NULL is not a value — it's the absence of one, "unknown." An empty string '' and 0 are perfectly ordinary, known values; NULL is the database saying "I don't have this." Treating them as the same thing is the single most common SQL bug, because NULL drags three-valued logic into every comparison it touches.
NULL vs empty string vs zero
SELECT '' = ''; -- true (empty string is a real value)
SELECT 0 = 0; -- true
SELECT NULL = NULL; -- NULL (unknown, NOT true!)
SELECT '' IS NULL; -- false (empty string is not null)
'' has length 0; 0 is a number; NULL has no value at all. In PostgreSQL, '' and NULL are always distinct (unlike Oracle, which conflates them for VARCHAR). To test for NULL you must use IS NULL / IS NOT NULL — never = NULL, which is always unknown and therefore never matches.
NULL in WHERE — three-valued logic
WHERE keeps a row only when the predicate is true, not when it's unknown. So any comparison against NULL filters the row out:
-- rows where bonus IS NULL are EXCLUDED by both of these:
WHERE bonus > 100
WHERE bonus <= 100
To catch them you need WHERE bonus <= 100 OR bonus IS NULL. Watch out for NOT IN (subquery): if the subquery returns a single NULL, the whole NOT IN evaluates to unknown and the query returns zero rows — a notorious trap. Prefer NOT EXISTS.

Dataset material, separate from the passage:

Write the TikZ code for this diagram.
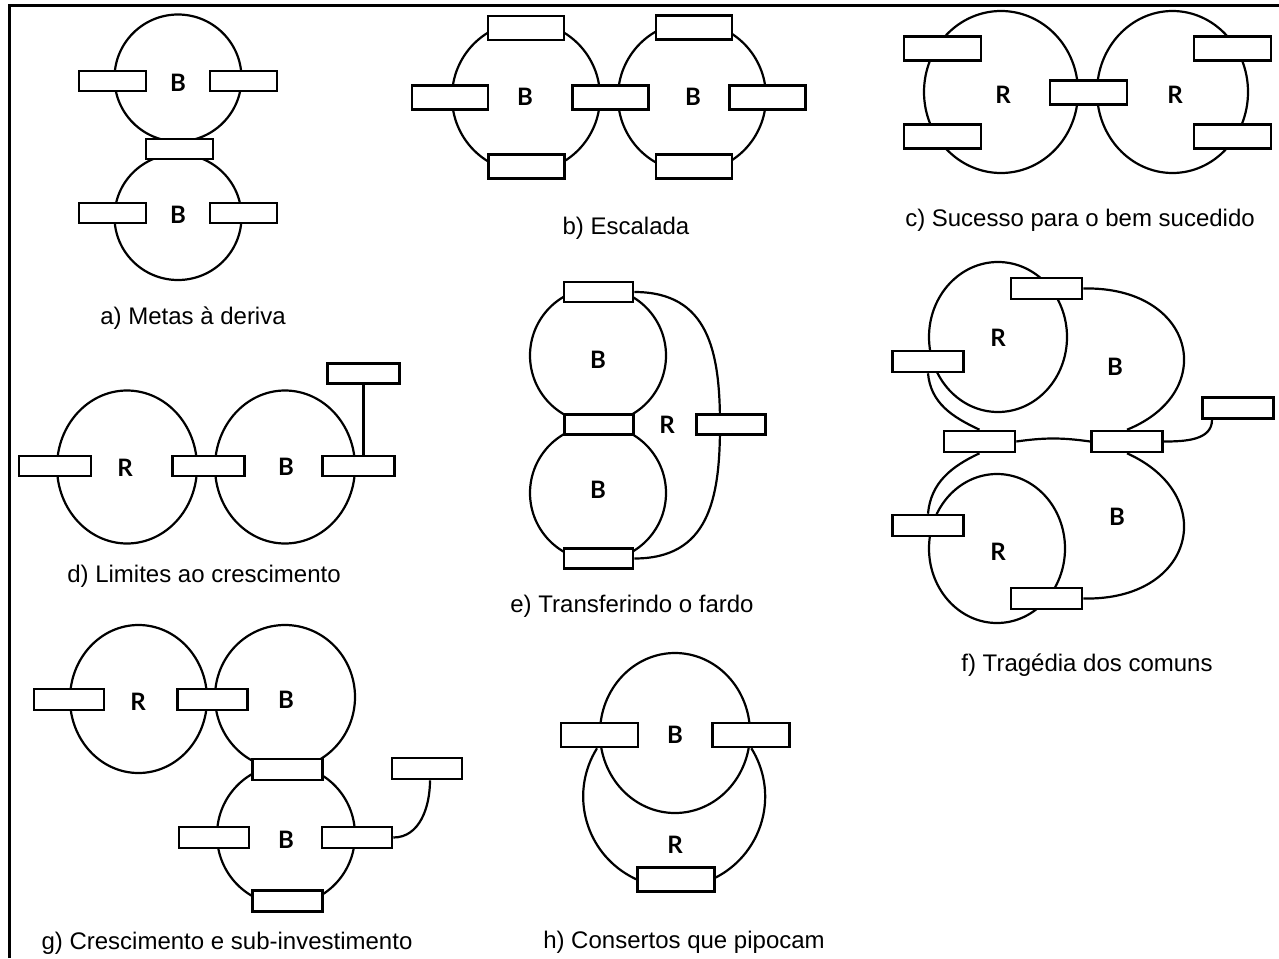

NULL in GROUP BY, DISTINCT, ORDER BY
Here NULLs are treated as equal to each other: GROUP BY collapses all NULLs into one group, and DISTINCT keeps one NULL. This contradicts NULL <> NULL from WHERE — a deliberate, standardized inconsistency. In ORDER BY, NULLs sort last by default in PostgreSQL (ASC); override with NULLS FIRST / NULLS LAST.

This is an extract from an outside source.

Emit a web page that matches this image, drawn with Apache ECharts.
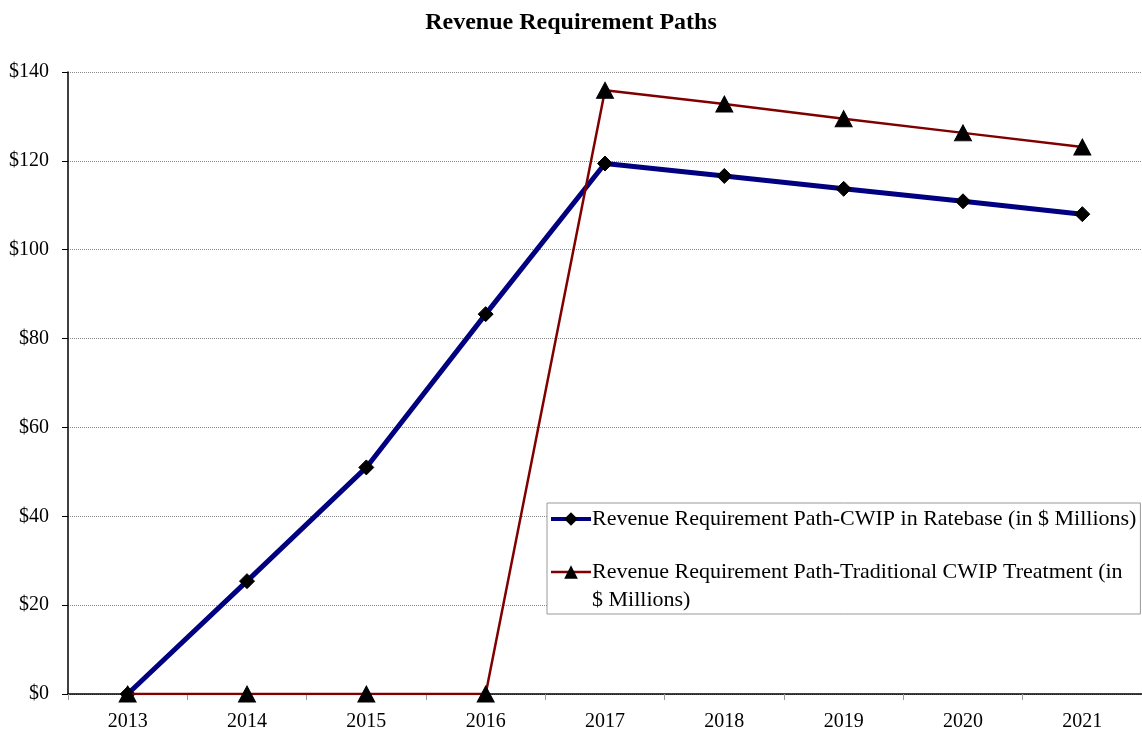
<!DOCTYPE html>
<html><head><meta charset="utf-8">
<script src="https://cdn.jsdelivr.net/npm/echarts@6/dist/echarts.min.js"></script>
<style>html,body{margin:0;padding:0;background:#fff}#c{width:1142px;height:732px}</style>
</head><body><div id="c"></div>
<script>
var years = ['2013','2014','2015','2016','2017','2018','2019','2020','2021'];
var cwipRatebase = [0, 25.4, 51.0, 85.5, 119.4, 116.6, 113.7, 110.9, 108.0];
var traditional = [0, 0, 0, 0, 135.9, 132.8, 129.5, 126.3, 123.1];
var seriesNames = ['Revenue Requirement Path-CWIP in Ratebase (in $ Millions)',
                   'Revenue Requirement Path-Traditional CWIP Treatment (in $ Millions)'];
var FONT = '"Liberation Serif","DejaVu Serif",serif';
var chart = echarts.init(document.getElementById('c'));
chart.setOption({
  animation: false,
  backgroundColor: '#fff',
  textStyle: {fontFamily: FONT},
  title: {text: 'Revenue Requirement Paths', left: 'center', top: 6,
    textStyle: {fontFamily: FONT, fontWeight: 'bold', fontSize: 24, color: '#000'}},
  grid: {left: 68, top: 72, width: 1078, bottom: 38, containLabel: false},
  legend: {
    orient: 'vertical', left: 547, top: 503, width: 600,
    backgroundColor: '#fff', borderColor: '#999', borderWidth: 1,
    padding: [2, 4, 0, 2], itemGap: -3, itemWidth: 40, itemHeight: 17,
    textStyle: {fontFamily: FONT, fontSize: 22, color: '#000', lineHeight: 28, padding: [0,0,0,-4]},
    formatter: function (n) {
      return n === seriesNames[1] ? ' \nRevenue Requirement Path-Traditional CWIP Treatment (in\n$ Millions)' : n;
    },
    data: [
      {name: seriesNames[0], lineStyle: {color: '#000080', width: 4}, itemStyle: {color: '#000'}},
      {name: seriesNames[1], lineStyle: {color: '#800000', width: 2.5}, itemStyle: {color: '#000'}}
    ]
  },
  xAxis: {
    type: 'category', data: years, boundaryGap: true,
    axisLine: {lineStyle: {color: '#000', width: 1.5}},
    axisTick: {show: true, length: 6, lineStyle: {color: '#999'}},
    axisLabel: {fontFamily: FONT, fontSize: 20, color: '#000', margin: 18},
    splitLine: {show: false}
  },
  yAxis: {
    type: 'value', min: 0, max: 140, interval: 20,
    axisLine: {show: true, lineStyle: {color: '#000', width: 1.5}},
    axisTick: {show: true, length: 6, lineStyle: {color: '#000'}},
    axisLabel: {fontFamily: FONT, fontSize: 20, color: '#000', margin: 19,
      formatter: function (v) { return '$' + v; }},
    splitLine: {show: true, lineStyle: {color: '#888', type: 'dotted', width: 1}}
  },
  series: [
    {name: seriesNames[0], type: 'line', data: cwipRatebase, z: 3,
     lineStyle: {color: '#000080', width: 5},
     itemStyle: {color: '#000', borderColor: '#000'},
     symbol: 'diamond', symbolSize: 15, showAllSymbol: true,
     color: '#000080'},
    {name: seriesNames[1], type: 'line', data: traditional, z: 4,
     lineStyle: {color: '#800000', width: 2.5},
     itemStyle: {color: '#000', borderColor: '#000'},
     symbol: 'triangle', symbolSize: [17, 16], showAllSymbol: true,
     color: '#800000'}
  ]
});
</script></body></html>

NULL in joins and aggregates
- Joins: an equality join (
a.x = b.x) never matches NULL to NULL, so NULL keys are dropped from inner joins and become unmatched in outer joins. - Aggregates: every aggregate except
COUNT(*)ignores NULLs.COUNT(col)counts non-null values;AVG(col)divides by the non-null count (not the row count);SUMof all-NULL isNULL, not0.
SELECT COUNT(*), COUNT(bonus), AVG(bonus) FROM emp; -- the three disagree when bonus has NULLs
Use COALESCE(col, 0) to substitute a default before aggregating, when that's the intent.